DIRECTIONS FOR THIS TASK: Retype verbatim only the lines below, starting at the one that contains "Rebuild this chart" and ending at the one that contains "centers = 10 ** (log_edges[:-1] + 0.05)". Pictures are excluded from the copy.

[Figure scripts]
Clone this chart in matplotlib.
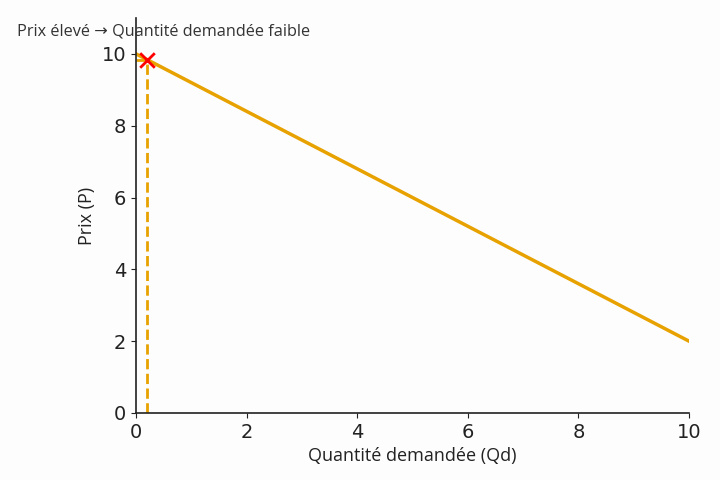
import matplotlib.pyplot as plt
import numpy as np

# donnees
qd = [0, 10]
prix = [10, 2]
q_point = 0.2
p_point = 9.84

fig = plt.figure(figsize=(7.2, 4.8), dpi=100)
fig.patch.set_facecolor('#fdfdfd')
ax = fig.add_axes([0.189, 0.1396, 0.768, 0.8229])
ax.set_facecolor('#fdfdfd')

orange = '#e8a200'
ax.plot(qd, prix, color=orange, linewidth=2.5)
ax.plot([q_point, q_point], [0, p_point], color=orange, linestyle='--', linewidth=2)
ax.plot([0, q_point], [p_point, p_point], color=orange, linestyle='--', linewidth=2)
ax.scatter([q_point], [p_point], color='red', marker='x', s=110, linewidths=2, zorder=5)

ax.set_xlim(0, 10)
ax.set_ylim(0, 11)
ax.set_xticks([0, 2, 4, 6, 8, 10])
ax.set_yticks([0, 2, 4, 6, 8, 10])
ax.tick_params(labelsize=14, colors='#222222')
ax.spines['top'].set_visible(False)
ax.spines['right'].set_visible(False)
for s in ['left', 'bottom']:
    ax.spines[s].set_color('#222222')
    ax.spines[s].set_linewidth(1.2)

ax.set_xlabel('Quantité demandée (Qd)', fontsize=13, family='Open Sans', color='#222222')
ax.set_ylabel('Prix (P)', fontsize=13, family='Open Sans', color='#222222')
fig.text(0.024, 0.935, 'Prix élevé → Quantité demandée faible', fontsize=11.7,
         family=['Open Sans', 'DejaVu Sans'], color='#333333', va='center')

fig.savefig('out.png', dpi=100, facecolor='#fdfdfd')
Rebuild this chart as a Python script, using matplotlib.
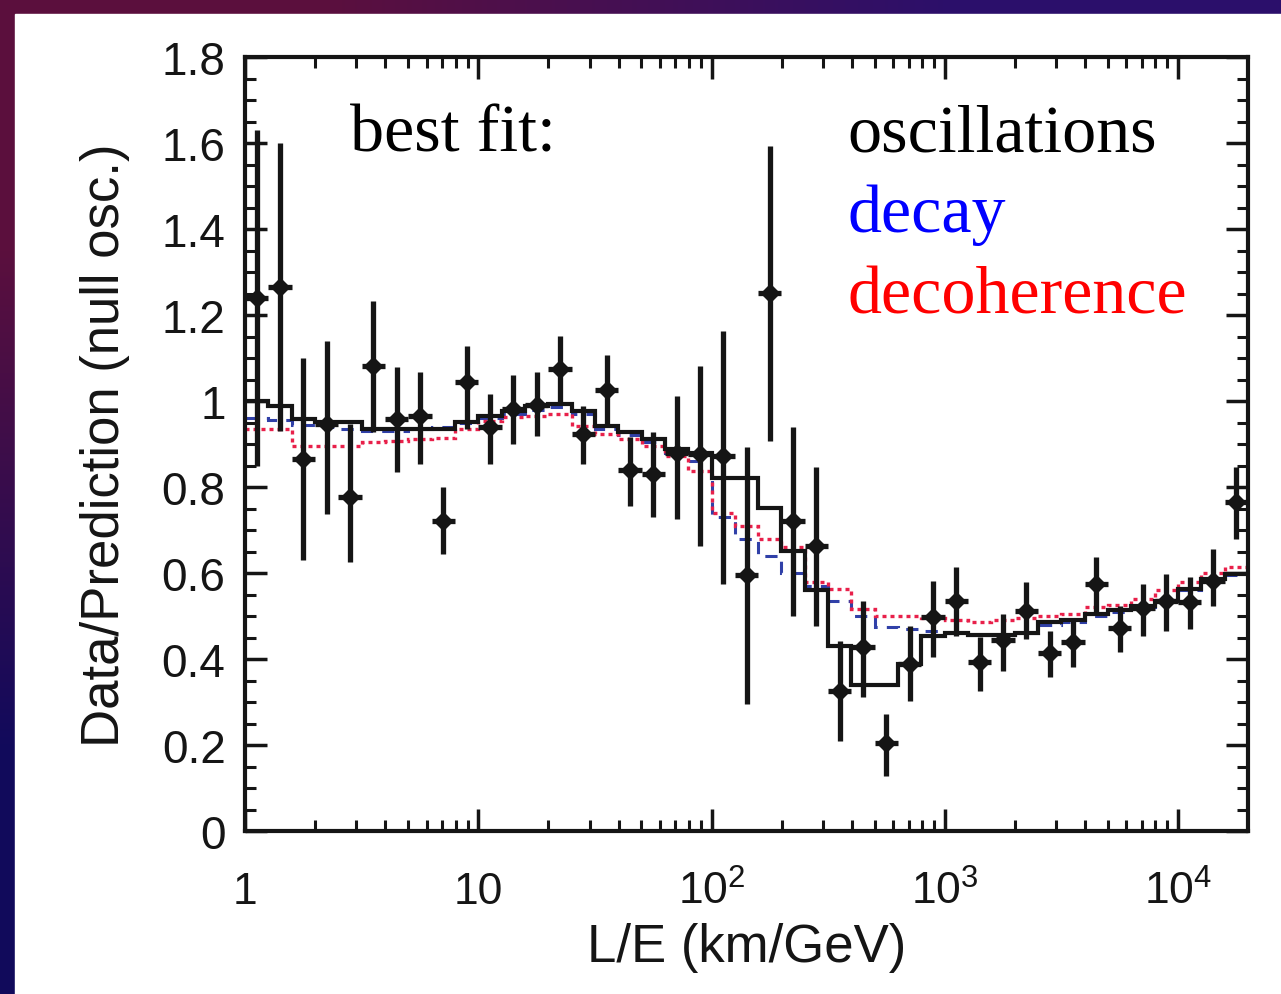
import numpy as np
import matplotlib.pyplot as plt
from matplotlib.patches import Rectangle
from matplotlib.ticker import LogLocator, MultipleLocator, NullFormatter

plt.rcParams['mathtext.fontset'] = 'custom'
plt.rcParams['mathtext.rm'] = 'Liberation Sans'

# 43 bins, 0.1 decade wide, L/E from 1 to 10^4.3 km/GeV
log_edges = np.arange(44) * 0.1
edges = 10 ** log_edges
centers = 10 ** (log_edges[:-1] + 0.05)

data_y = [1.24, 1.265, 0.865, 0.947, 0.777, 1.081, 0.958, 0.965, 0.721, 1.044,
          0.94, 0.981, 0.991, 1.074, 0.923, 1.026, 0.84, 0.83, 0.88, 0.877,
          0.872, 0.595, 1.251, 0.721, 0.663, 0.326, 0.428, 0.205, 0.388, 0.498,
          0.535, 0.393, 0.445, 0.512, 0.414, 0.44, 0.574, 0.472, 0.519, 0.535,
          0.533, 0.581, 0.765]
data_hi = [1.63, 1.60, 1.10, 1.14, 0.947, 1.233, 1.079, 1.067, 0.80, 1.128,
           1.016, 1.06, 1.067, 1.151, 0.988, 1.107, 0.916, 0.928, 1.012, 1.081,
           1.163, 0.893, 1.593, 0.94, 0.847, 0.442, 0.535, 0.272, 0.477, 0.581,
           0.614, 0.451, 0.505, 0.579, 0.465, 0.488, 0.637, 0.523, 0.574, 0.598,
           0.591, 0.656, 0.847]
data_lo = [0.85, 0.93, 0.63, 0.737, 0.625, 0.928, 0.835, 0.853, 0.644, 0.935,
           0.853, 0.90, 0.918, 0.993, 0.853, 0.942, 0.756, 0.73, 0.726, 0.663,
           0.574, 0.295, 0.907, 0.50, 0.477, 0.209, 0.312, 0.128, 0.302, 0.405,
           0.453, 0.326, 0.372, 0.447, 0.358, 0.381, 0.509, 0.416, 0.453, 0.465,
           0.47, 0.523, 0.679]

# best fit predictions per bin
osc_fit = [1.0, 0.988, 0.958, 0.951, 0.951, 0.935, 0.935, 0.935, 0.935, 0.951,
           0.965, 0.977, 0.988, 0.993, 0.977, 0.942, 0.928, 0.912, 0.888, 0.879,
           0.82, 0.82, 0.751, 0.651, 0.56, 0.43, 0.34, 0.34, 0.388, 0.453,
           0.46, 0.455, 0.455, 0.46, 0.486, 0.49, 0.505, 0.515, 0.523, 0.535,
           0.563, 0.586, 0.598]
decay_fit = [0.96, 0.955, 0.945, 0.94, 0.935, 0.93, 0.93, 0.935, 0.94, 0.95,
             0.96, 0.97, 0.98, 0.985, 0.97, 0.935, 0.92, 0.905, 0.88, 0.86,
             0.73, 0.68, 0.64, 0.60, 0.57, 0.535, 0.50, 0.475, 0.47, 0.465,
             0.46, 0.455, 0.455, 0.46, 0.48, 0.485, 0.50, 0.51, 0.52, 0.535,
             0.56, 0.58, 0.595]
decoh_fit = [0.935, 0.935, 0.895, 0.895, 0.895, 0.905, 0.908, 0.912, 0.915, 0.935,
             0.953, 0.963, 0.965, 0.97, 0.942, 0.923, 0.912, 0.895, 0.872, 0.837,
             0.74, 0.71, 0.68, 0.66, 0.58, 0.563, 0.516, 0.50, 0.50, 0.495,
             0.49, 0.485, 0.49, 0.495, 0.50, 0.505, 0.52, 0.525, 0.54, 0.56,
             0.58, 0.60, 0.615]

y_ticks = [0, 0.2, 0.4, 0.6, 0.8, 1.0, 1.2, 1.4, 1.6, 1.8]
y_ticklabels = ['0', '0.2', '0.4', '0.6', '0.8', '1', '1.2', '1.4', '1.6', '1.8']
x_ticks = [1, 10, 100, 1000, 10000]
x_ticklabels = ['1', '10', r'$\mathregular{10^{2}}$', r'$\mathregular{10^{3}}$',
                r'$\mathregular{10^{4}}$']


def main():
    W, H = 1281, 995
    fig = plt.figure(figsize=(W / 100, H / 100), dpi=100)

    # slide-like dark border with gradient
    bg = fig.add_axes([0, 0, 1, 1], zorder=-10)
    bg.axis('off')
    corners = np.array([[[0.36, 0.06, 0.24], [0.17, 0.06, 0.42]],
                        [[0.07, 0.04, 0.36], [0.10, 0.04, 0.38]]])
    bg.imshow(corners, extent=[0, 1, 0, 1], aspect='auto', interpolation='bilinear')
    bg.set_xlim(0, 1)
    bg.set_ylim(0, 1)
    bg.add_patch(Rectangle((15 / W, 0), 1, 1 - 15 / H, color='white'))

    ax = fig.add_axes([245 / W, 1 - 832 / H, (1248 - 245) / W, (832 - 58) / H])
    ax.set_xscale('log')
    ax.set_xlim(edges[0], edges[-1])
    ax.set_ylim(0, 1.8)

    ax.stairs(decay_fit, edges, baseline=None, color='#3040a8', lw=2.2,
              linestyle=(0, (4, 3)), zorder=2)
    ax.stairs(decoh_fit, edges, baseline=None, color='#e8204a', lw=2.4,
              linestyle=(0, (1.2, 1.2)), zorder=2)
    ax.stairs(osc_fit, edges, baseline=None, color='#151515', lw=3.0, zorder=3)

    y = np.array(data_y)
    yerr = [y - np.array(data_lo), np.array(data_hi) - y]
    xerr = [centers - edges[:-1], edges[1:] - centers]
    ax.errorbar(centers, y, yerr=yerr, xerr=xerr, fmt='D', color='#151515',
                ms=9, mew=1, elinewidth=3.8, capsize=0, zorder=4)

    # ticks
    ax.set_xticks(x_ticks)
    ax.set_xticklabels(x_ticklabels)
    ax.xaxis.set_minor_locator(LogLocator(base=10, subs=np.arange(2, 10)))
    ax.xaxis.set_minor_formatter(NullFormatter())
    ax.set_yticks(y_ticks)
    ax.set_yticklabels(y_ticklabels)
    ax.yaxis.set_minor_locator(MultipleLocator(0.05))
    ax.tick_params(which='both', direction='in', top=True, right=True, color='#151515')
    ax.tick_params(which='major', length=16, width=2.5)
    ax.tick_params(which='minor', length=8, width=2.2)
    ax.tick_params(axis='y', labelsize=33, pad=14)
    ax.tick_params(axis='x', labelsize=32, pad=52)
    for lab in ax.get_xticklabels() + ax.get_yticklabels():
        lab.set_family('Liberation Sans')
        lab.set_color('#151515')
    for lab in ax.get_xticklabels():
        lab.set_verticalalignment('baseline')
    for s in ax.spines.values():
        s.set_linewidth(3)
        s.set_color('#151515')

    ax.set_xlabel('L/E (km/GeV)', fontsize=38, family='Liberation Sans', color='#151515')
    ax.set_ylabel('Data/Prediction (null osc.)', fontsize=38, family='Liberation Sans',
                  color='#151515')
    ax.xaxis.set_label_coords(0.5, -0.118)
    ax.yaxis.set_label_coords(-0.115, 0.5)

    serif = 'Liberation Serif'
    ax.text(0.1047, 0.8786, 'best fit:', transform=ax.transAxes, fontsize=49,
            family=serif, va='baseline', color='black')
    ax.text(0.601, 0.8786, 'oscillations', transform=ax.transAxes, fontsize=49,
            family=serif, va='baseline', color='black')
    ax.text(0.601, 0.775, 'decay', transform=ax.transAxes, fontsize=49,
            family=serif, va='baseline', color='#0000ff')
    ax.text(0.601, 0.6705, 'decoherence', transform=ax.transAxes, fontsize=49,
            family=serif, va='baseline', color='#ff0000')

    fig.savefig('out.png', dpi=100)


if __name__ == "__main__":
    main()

ANSWER TO THE EXERCISE:
Rebuild this chart as a Python script, using matplotlib.
import numpy as np
import matplotlib.pyplot as plt
from matplotlib.patches import Rectangle
from matplotlib.ticker import LogLocator, MultipleLocator, NullFormatter

plt.rcParams['mathtext.fontset'] = 'custom'
plt.rcParams['mathtext.rm'] = 'Liberation Sans'

# 43 bins, 0.1 decade wide, L/E from 1 to 10^4.3 km/GeV
log_edges = np.arange(44) * 0.1
edges = 10 ** log_edges
centers = 10 ** (log_edges[:-1] + 0.05)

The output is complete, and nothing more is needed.